Apparently, Scrooge has been kidnapped by Ratigan, who wants him to make an animatronic Queen so that he can take over Buckingham Palace. Scrooge vehemently says that they don’t care what they do to him, but he won’t do it. However, Ratigan, in typical villain fashion, goes “Who said anything about YOU?” Indicating that he’d better get it done or its curtains for Olivia. (On a little side note, the threatening of spouses/family members is a time-tested villain tactic, but it works, and I guess that’s why it’s lasted as long as it has. It’s sorta truth in animation, because even the battle-hardened hero who is impervious to torture is only too eager to cough up the secret code if the villain suddenly shows him his wife with a gun to her head.)
The reason I went into that tangent is because I LOVE Ratigan as a villain. He’s voiced by the immortal Vincent Price, who is perfect for the role, and I love the villains who look more threatening when they smile. Like when he gets angry for a brief second and then smothers it under a grin, showing that underneath he’s seething but can charm you into a false sense of security. That’s terrifying. Also, it’s a blink-and-you-miss it type thing, but in one scene where he does that and then raises his hand to touch the bat’s wing, the bat cringes as if he’s going to be hit. It definitely shows just how good of a villain he is.
Not to mention the fact that he has one of my favourite villain songs EVER. It’s just so catchy! It was on my Sing-Along-Songs album, with the line “more than the widows and orphans you drown” casually snipped out, and thankfully without Garfield’s parallel universe twin. (That cat is disgusting.) Toby, however, is not, and is also quite striking in resemblance to certain dogs from Lady and the Tramp, Fox and the Hound, etc. I wonder why…

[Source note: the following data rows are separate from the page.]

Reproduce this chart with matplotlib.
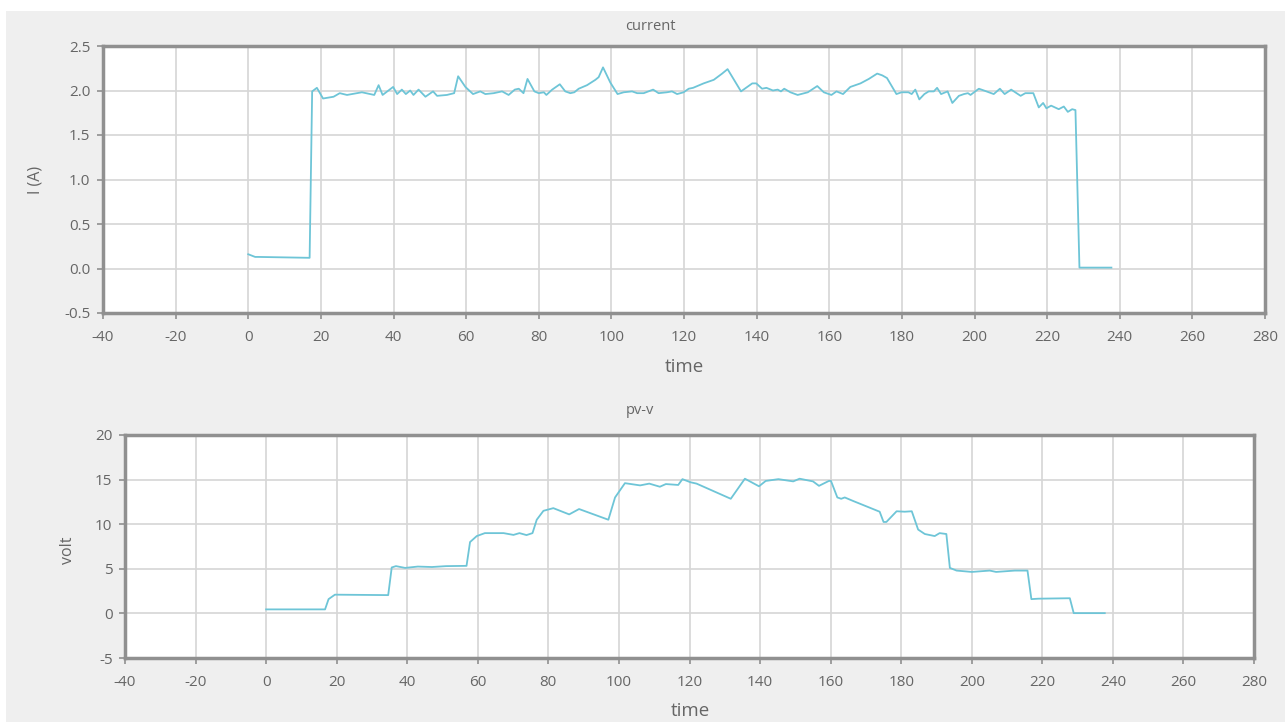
import matplotlib
matplotlib.use("Agg")
import matplotlib.pyplot as plt
from matplotlib.patches import Rectangle

plt.rcParams['font.family'] = ['Open Sans', 'DejaVu Sans']

# current (A) vs time (s)
cur_t = [0, 1.9, 2.8, 16.9, 17.6, 18.9, 20.6, 23.5, 25.2, 27.2, 31.3, 34.7, 35.9, 37.0,
         39.9, 41.0, 42.3, 43.4, 44.6, 45.5, 46.9, 48.8, 50.9, 52.0, 54.7, 56.7, 57.8,
         59.8, 61.9, 63.9, 65.3, 67.6, 69.9, 71.7, 73.4, 74.5, 75.8, 76.9, 78.8, 80.0,
         81.4, 82.1, 83.7, 85.8, 87.3, 88.7, 89.8, 91.0, 93.3, 95.6, 96.5, 97.7, 99.7,
         101.7, 103.4, 105.7, 107.1, 108.9, 111.5, 113.0, 115.3, 116.7, 118.1, 119.9,
         121.3, 122.5, 125.4, 128.2, 130.5, 132.0, 135.7, 138.8, 139.9, 141.5, 142.7,
         144.5, 145.8, 146.7, 147.6, 149.3, 151.3, 154.1, 156.7, 158.5, 160.6, 162.0,
         163.8, 165.8, 168.6, 170.9, 173.2, 174.6, 175.9, 178.5, 179.9, 181.8, 182.7,
         183.7, 184.8, 186.2, 187.4, 188.8, 189.7, 190.8, 192.0, 192.6, 193.9, 195.7,
         197.1, 198.2, 198.9, 201.2, 202.6, 205.3, 207.0, 208.3, 210.1, 212.7, 214.0,
         215.4, 216.2, 217.7, 218.9, 219.8, 221.1, 223.2, 224.6, 225.7, 226.9, 227.8,
         228.9, 237.7]
cur_i = [0.16, 0.13, 0.13, 0.12, 1.99, 2.03, 1.91, 1.93, 1.97, 1.95, 1.98, 1.95, 2.06, 1.95,
         2.04, 1.96, 2.01, 1.96, 2.00, 1.95, 2.01, 1.93, 1.99, 1.94, 1.95, 1.97, 2.16,
         2.04, 1.96, 1.99, 1.96, 1.97, 1.99, 1.95, 2.01, 2.02, 1.97, 2.13, 1.99, 1.97,
         1.98, 1.95, 2.01, 2.07, 1.99, 1.97, 1.98, 2.02, 2.06, 2.12, 2.15, 2.26, 2.09,
         1.96, 1.98, 1.99, 1.97, 1.97, 2.01, 1.97, 1.98, 1.99, 1.96, 1.98,
         2.02, 2.03, 2.08, 2.12, 2.19, 2.24, 1.99, 2.08, 2.08, 2.02, 2.03,
         2.00, 2.01, 1.99, 2.02, 1.98, 1.95, 1.98, 2.05, 1.98, 1.95, 1.99,
         1.96, 2.04, 2.08, 2.13, 2.19, 2.17, 2.14, 1.96, 1.98, 1.98, 1.96,
         2.01, 1.90, 1.96, 1.99, 1.99, 2.03, 1.96, 1.98, 1.99, 1.86, 1.94,
         1.96, 1.97, 1.95, 2.02, 2.00, 1.96, 2.02, 1.96, 2.01, 1.94, 1.97,
         1.97, 1.97, 1.81, 1.86, 1.80, 1.83, 1.79, 1.82, 1.76, 1.79, 1.78,
         0.01, 0.01]

# pv voltage (V) vs time (s)
pv_t = [0, 16.7, 17.7, 19.5, 34.6, 35.6, 36.8, 39.4, 43.0, 47.0, 51.0, 56.8, 57.8, 59.7,
        62.0, 67.3, 70.1, 71.8, 73.8, 75.5, 76.7, 78.6, 81.4, 85.9, 88.7, 97.0, 98.9,
        101.7, 106.0, 108.6, 111.6, 113.3, 116.8, 118.0, 120.3, 122.0, 131.7, 135.7,
        139.7, 141.6, 145.2, 149.4, 151.2, 155.0, 156.7, 159.5, 160.1, 161.9, 163.0,
        164.0, 166.4, 173.9, 175.0, 175.8, 178.7, 181.0, 183.0, 184.8, 186.7, 189.5,
        190.9, 192.8, 193.8, 195.7, 200.0, 205.1, 206.9, 212.2, 215.8, 216.9, 218.9,
        227.8, 228.9, 237.7]
pv_v = [0.45, 0.45, 1.6, 2.1, 2.05, 5.15, 5.3, 5.1, 5.25, 5.2, 5.3, 5.33, 8.0, 8.67,
        9.0, 9.0, 8.8, 9.0, 8.78, 9.0, 10.5, 11.5, 11.8, 11.1, 11.7, 10.5, 13.0,
        14.6, 14.35, 14.55, 14.2, 14.5, 14.4, 15.05, 14.7, 14.55, 12.85, 15.1,
        14.25, 14.85, 15.05, 14.8, 15.1, 14.8, 14.3, 14.85, 14.85, 13.0, 12.85,
        13.0, 12.6, 11.4, 10.25, 10.25, 11.45, 11.4, 11.45, 9.4, 8.9, 8.67,
        9.0, 8.9, 5.1, 4.8, 4.65, 4.8, 4.65, 4.8, 4.8, 1.6, 1.65,
        1.7, 0.03, 0.03]

x_ticks = list(range(-40, 281, 20))
cur_ticks = [-0.5, 0.0, 0.5, 1.0, 1.5, 2.0, 2.5]
pv_ticks = [-5, 0, 5, 10, 15, 20]

LINE = '#6ec5d7'
TXT = '#666666'

fig = plt.figure(figsize=(12.85, 7.25), dpi=100)
fig.patch.set_facecolor('white')
fig.patches.append(Rectangle((6 / 1285, 3 / 725), 1, 711 / 725, transform=fig.transFigure,
                             facecolor='#efefef', edgecolor='none', zorder=-10))

ax1 = fig.add_axes([103 / 1285, 1 - 313 / 725, 1162 / 1285, 267 / 725])
ax2 = fig.add_axes([125 / 1285, 1 - 658 / 725, 1129 / 1285, 223 / 725])


def style(ax, yticks, fmt):
    ax.set_facecolor('white')
    ax.grid(True, color='#d6d6d6', linewidth=1.2)
    ax.set_axisbelow(True)
    for s in ax.spines.values():
        s.set_color('#909090')
        s.set_linewidth(2.5)
    ax.tick_params(direction='out', length=4, width=1.2, color='#909090',
                   labelcolor=TXT, labelsize=11)
    ax.tick_params(axis='x', pad=8)
    ax.tick_params(axis='y', pad=5)
    ax.set_xticks(x_ticks)
    ax.set_xticklabels([str(v) for v in x_ticks])
    ax.set_yticks(yticks)
    ax.set_yticklabels([fmt.format(v) for v in yticks])


ax1.plot(cur_t, cur_i, color=LINE, linewidth=1.3)
ax1.set_xlim(-40, 280)
ax1.set_ylim(-0.5, 2.5)
style(ax1, cur_ticks, '{:.1f}')
fig.text(684 / 1285, 1 - 367 / 725, 'time', ha='center', va='center', fontsize=13.5, color=TXT)
fig.text(35 / 1285, 1 - 180 / 725, 'I (A)', rotation=90, ha='center', va='center',
         fontsize=11.5, color=TXT)
fig.text(650 / 1285, 1 - 26 / 725, 'current', ha='center', va='center', fontsize=10.5, color=TXT)

ax2.plot(pv_t, pv_v, color=LINE, linewidth=1.3)
ax2.set_xlim(-40, 280)
ax2.set_ylim(-5, 20)
style(ax2, pv_ticks, '{:d}')
fig.text(690 / 1285, 1 - 711 / 725, 'time', ha='center', va='center', fontsize=13.5, color=TXT)
fig.text(68 / 1285, 1 - 550 / 725, 'volt', rotation=90, ha='center', va='center',
         fontsize=11.5, color=TXT)
fig.text(640 / 1285, 1 - 411 / 725, 'pv-v', ha='center', va='center', fontsize=10.5, color=TXT)

fig.savefig('out.png', dpi=100)
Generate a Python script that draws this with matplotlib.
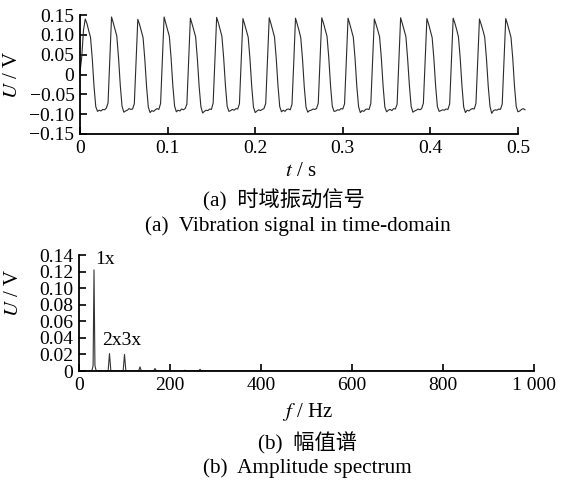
import numpy as np
import matplotlib.pyplot as plt

plt.rcParams["font.family"] = ["Liberation Serif", "Noto Sans CJK SC"]
plt.rcParams["mathtext.fontset"] = "stix"
plt.rcParams["axes.unicode_minus"] = True

# ------------------------------------------------------------
# Datos
# ------------------------------------------------------------
# (a) señal temporal, muestreo 0.002 s, una fila = un ciclo de 0.03 s
dt = 0.002
u_signal = [
    0.005, 0.045, 0.112, 0.140, 0.128, 0.110, 0.094, 0.040, -0.030, -0.081, -0.093, -0.090, -0.092, -0.088, -0.089,
    -0.085, -0.072, 0.035, 0.145, 0.130, 0.114, 0.097, 0.042, -0.028, -0.080, -0.095, -0.092, -0.090, -0.086, -0.088,
    -0.087, -0.074, 0.030, 0.139, 0.126, 0.109, 0.093, 0.038, -0.031, -0.082, -0.096, -0.091, -0.093, -0.089, -0.086,
    -0.088, -0.073, 0.033, 0.145, 0.129, 0.112, 0.096, 0.041, -0.029, -0.080, -0.094, -0.090, -0.092, -0.087, -0.089,
    -0.086, -0.075, 0.031, 0.142, 0.127, 0.111, 0.095, 0.039, -0.030, -0.081, -0.097, -0.093, -0.090, -0.091, -0.087,
    -0.088, -0.072, 0.034, 0.144, 0.130, 0.113, 0.096, 0.042, -0.027, -0.080, -0.093, -0.091, -0.088, -0.090, -0.086,
    -0.087, -0.074, 0.032, 0.141, 0.126, 0.110, 0.094, 0.040, -0.029, -0.082, -0.096, -0.092, -0.089, -0.091, -0.088,
    -0.086, -0.073, 0.033, 0.143, 0.128, 0.112, 0.095, 0.041, -0.028, -0.081, -0.094, -0.090, -0.093, -0.088, -0.087,
    -0.089, -0.075, 0.030, 0.142, 0.127, 0.111, 0.093, 0.039, -0.031, -0.082, -0.095, -0.091, -0.090, -0.087, -0.088,
    -0.086, -0.072, 0.034, 0.143, 0.129, 0.113, 0.096, 0.042, -0.028, -0.080, -0.093, -0.092, -0.089, -0.090, -0.086,
    -0.087, -0.074, 0.031, 0.142, 0.127, 0.110, 0.094, 0.040, -0.030, -0.081, -0.096, -0.091, -0.093, -0.088, -0.087,
    -0.088, -0.073, 0.033, 0.140, 0.126, 0.111, 0.095, 0.041, -0.029, -0.082, -0.094, -0.090, -0.088, -0.091, -0.086,
    -0.087, -0.075, 0.032, 0.143, 0.128, 0.112, 0.096, 0.040, -0.027, -0.080, -0.095, -0.092, -0.090, -0.087, -0.089,
    -0.086, -0.072, 0.034, 0.141, 0.127, 0.110, 0.093, 0.039, -0.030, -0.081, -0.093, -0.091, -0.089, -0.090, -0.087,
    -0.088, -0.074, 0.031, 0.142, 0.129, 0.113, 0.095, 0.042, -0.028, -0.082, -0.096, -0.090, -0.092, -0.088, -0.086,
    -0.087, -0.073, 0.033, 0.140, 0.126, 0.111, 0.094, 0.040, -0.029, -0.080, -0.098, -0.091, -0.089, -0.090, -0.087,
    -0.088, -0.074, 0.032, 0.141, 0.127, 0.110, 0.094, 0.041, -0.030, -0.081, -0.094, -0.092, -0.088, -0.086, -0.089,
]
t_signal = np.arange(len(u_signal)) * dt

t_ticks = [0, 0.1, 0.2, 0.3, 0.4, 0.5]
t_labels = ["0", "0.1", "0.2", "0.3", "0.4", "0.5"]
u_ticks = [-0.15, -0.10, -0.05, 0, 0.05, 0.10, 0.15]
u_labels = ["\u22120.15", "\u22120.10", "\u22120.05", "0", "0.05", "0.10", "0.15"]

# (b) espectro de amplitud
spec_f = [0, 28, 30, 31, 33, 35, 36, 38, 64, 67, 70, 97, 100, 103,
          131, 134, 137, 164, 167, 170, 230, 233, 236, 263, 266, 269, 1000]
spec_u = [0, 0, 0.004, 0.007, 0.122, 0.007, 0.004, 0, 0, 0.021, 0, 0, 0.020, 0,
          0, 0.005, 0, 0, 0.003, 0, 0, 0.001, 0, 0, 0.002, 0, 0]

f_ticks = [0, 200, 400, 600, 800, 1000]
f_labels = ["0", "200", "400", "600", "800", "1 000"]
a_ticks = [0, 0.02, 0.04, 0.06, 0.08, 0.10, 0.12, 0.14]
a_labels = ["0", "0.02", "0.04", "0.06", "0.08", "0.10", "0.12", "0.14"]

# ------------------------------------------------------------
# Figura
# ------------------------------------------------------------
W, H = 562, 487
fig = plt.figure(figsize=(W / 100, H / 100), dpi=100)
FS = 14      # marcas de los ejes
FS_LAB = 15  # títulos de los ejes
FS_CAP = 15.3  # pies de figura


def px_axes(l, t, r, b):
    return fig.add_axes([l / W, 1 - b / H, (r - l) / W, (b - t) / H])


def style(ax):
    for s in ("top", "right"):
        ax.spines[s].set_visible(False)
    for s in ("left", "bottom"):
        ax.spines[s].set_linewidth(1.3)
    ax.tick_params(direction="in", length=5, width=1.2, labelsize=FS)
    ax.tick_params(axis="x", pad=4)
    ax.tick_params(axis="y", pad=4)


# (a) señal temporal
ax1 = px_axes(80, 15, 518, 134)
ax1.plot(t_signal, u_signal, color="#2a2a2a", lw=0.8, clip_on=False)
ax1.set_xlim(0, 0.5)
ax1.set_ylim(-0.15, 0.15)
ax1.set_xticks(t_ticks, t_labels)
ax1.set_yticks(u_ticks, u_labels)
style(ax1)

# (b) espectro
ax2 = px_axes(79, 255, 534, 371)
ax2.plot(spec_f, spec_u, color="#333333", lw=0.8)
ax2.set_xlim(0, 1000)
ax2.set_ylim(0, 0.14)
ax2.set_xticks(f_ticks, f_labels)
ax2.set_yticks(a_ticks, a_labels)
style(ax2)
ax2.text(35, 0.134, "1x", fontsize=FS, va="center", ha="left")
ax2.text(50, 0.037, "2x3x", fontsize=FS, va="center", ha="left")


def ftext(x, y, s, size, **kw):
    fig.text(x / W, 1 - y / H, s, fontsize=size, ha="center", va="center", **kw)


ftext(13, 75, r"$U$ / V", FS_LAB, rotation=90)
ftext(14, 293, r"$U$ / V", FS_LAB, rotation=90)
ftext(301, 172, r"$t$ / s", FS_LAB)
ftext(307, 412, r"$f$ / Hz", FS_LAB)
ftext(284, 200, "(a)  时域振动信号", FS_CAP)
ftext(298, 226, "(a)  Vibration signal in time-domain", FS_CAP)
ftext(307, 443, "(b)  幅值谱", FS_CAP)
ftext(307, 468, "(b)  Amplitude spectrum", FS_CAP)

fig.savefig("out.png", dpi=100)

Olivia ends up getting kidnapped by the bat, and the robot Queen (which everyone is too stupid to see is fake, of course) goes on to host her Jubilee. But naturally, Basil shows up to save the day! It all leads up to a fight scene on Big Ben, which is actually a great sequence. I love how Ratigan gradually loses his gentlemanly demeanor and turns into a teeth-baring, hairy, rage-filled rat. It’s definitely just as threatening as his smothered charm before. The film ends with Basil teaming up with Dr. Dawson to take on any case that might come to their door.
This film is great! It’s so underrated and I’m glad it recently got a DVD release, because more people need to see this film. It’s a definite prelude to the Disney Renaissance and it can only get better from here. At least for the next couple of films. (Looking at you, Pocahontas.)